■ PROVIDED MATERIAL
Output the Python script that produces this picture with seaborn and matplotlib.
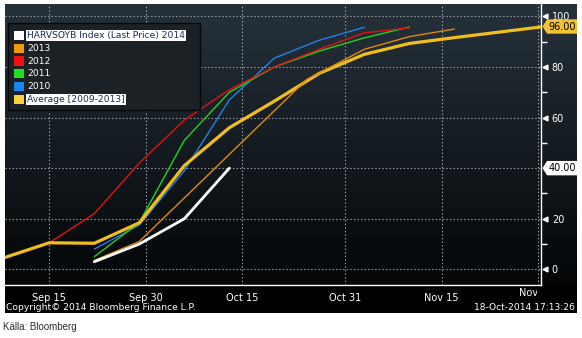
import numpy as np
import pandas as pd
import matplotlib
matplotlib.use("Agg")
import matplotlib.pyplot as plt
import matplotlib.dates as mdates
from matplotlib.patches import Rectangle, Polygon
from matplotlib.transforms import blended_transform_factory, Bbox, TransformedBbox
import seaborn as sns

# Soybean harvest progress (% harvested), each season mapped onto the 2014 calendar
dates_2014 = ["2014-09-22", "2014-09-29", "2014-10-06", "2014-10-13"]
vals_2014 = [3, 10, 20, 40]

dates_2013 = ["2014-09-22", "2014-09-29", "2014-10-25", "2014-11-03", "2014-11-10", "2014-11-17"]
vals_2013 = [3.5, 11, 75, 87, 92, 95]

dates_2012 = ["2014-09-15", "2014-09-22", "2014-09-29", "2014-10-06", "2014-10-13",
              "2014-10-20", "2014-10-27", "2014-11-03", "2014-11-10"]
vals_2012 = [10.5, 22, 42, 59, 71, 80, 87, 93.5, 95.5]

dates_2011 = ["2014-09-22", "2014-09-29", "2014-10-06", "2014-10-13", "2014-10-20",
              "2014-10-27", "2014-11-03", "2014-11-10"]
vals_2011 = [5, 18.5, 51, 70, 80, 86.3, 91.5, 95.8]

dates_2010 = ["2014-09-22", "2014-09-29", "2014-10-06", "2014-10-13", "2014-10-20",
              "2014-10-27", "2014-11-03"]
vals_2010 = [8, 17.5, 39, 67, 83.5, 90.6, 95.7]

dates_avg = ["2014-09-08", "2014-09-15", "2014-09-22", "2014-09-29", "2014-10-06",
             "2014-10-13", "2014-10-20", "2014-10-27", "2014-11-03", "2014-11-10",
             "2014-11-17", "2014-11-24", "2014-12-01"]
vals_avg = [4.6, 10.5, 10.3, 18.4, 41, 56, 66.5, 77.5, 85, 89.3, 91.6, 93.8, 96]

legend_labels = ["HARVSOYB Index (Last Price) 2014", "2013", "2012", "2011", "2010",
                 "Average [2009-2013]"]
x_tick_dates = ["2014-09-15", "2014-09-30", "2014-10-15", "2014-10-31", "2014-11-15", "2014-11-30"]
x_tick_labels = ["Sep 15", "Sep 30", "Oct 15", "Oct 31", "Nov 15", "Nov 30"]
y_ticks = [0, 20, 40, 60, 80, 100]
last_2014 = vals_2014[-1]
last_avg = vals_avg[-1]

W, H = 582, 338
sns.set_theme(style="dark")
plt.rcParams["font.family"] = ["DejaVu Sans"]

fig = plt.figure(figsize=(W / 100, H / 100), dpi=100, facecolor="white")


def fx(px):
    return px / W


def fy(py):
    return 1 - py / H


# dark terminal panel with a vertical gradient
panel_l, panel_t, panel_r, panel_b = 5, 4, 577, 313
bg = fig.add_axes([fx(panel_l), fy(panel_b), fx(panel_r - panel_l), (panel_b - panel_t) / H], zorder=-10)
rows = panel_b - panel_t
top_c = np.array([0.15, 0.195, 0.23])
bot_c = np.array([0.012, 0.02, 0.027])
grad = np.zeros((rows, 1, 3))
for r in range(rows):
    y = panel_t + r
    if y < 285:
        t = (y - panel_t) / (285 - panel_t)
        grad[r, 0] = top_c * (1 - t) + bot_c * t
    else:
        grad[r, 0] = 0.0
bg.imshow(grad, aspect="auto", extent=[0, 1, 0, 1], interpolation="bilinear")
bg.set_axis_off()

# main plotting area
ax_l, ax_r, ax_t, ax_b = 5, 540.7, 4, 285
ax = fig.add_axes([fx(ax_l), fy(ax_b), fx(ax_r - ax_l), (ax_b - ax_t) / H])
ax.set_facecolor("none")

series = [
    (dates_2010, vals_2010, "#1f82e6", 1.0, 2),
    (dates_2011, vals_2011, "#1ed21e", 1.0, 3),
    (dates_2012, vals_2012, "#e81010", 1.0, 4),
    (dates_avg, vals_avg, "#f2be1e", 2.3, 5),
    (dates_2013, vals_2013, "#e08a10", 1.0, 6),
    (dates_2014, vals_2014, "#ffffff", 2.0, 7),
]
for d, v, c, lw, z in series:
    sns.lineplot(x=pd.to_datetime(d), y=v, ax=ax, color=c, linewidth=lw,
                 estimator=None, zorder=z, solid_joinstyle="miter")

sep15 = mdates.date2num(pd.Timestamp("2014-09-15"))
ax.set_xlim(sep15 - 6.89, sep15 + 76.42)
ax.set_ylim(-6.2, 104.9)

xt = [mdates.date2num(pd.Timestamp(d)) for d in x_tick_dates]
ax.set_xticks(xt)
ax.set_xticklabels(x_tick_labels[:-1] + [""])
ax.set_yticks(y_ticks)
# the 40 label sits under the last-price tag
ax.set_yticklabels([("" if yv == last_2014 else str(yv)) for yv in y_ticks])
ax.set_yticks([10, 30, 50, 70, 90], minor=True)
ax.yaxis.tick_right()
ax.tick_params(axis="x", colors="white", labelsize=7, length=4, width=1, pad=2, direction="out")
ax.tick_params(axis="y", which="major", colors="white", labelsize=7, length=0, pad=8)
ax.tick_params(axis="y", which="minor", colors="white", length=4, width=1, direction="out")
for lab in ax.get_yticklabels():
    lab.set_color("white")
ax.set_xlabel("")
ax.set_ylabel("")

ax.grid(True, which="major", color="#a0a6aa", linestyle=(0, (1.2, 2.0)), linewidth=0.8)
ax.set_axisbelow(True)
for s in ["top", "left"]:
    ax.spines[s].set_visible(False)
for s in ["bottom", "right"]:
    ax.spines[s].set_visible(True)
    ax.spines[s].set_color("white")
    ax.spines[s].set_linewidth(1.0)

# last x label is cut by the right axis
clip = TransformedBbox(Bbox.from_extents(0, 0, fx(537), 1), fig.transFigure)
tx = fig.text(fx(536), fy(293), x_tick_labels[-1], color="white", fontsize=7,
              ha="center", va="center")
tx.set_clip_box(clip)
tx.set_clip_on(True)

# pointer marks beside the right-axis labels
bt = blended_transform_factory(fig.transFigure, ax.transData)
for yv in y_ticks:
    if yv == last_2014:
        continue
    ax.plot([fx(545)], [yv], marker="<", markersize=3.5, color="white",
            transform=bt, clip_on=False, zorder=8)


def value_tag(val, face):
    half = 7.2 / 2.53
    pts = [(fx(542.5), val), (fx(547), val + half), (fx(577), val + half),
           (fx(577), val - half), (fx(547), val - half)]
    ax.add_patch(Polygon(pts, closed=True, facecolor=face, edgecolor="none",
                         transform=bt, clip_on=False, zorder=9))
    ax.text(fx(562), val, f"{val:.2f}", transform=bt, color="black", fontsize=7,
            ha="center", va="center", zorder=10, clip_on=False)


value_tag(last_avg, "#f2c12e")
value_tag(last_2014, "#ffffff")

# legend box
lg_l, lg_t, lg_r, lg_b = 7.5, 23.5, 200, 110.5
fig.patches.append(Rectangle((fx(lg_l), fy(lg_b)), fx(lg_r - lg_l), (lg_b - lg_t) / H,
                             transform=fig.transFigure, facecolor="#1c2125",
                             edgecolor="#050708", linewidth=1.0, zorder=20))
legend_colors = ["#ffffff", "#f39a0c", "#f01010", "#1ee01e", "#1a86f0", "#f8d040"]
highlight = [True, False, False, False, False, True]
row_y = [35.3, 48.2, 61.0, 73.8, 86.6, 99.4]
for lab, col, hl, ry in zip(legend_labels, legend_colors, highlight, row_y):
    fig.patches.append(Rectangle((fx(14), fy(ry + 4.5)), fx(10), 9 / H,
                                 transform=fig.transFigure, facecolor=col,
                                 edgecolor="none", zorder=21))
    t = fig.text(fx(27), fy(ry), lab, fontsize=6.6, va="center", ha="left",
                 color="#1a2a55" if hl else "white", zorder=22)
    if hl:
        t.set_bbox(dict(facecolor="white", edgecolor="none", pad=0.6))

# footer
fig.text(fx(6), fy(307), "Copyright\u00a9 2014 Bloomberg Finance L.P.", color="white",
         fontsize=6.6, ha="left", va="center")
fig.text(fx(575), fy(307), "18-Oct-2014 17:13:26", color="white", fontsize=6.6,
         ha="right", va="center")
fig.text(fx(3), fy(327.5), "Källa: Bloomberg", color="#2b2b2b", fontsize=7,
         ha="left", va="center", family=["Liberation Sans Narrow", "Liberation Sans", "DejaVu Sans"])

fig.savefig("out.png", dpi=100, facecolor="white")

■ YOUR INSTRUCTIONS
Reproduce the material above exactly, first line through the line that contains "vals_2013 = [3.5, 11, 75, 87, 92, 95]", minus the pictures.

■ RESULT OF THIS EXERCISE
Output the Python script that produces this picture with seaborn and matplotlib.
import numpy as np
import pandas as pd
import matplotlib
matplotlib.use("Agg")
import matplotlib.pyplot as plt
import matplotlib.dates as mdates
from matplotlib.patches import Rectangle, Polygon
from matplotlib.transforms import blended_transform_factory, Bbox, TransformedBbox
import seaborn as sns

# Soybean harvest progress (% harvested), each season mapped onto the 2014 calendar
dates_2014 = ["2014-09-22", "2014-09-29", "2014-10-06", "2014-10-13"]
vals_2014 = [3, 10, 20, 40]

dates_2013 = ["2014-09-22", "2014-09-29", "2014-10-25", "2014-11-03", "2014-11-10", "2014-11-17"]
vals_2013 = [3.5, 11, 75, 87, 92, 95]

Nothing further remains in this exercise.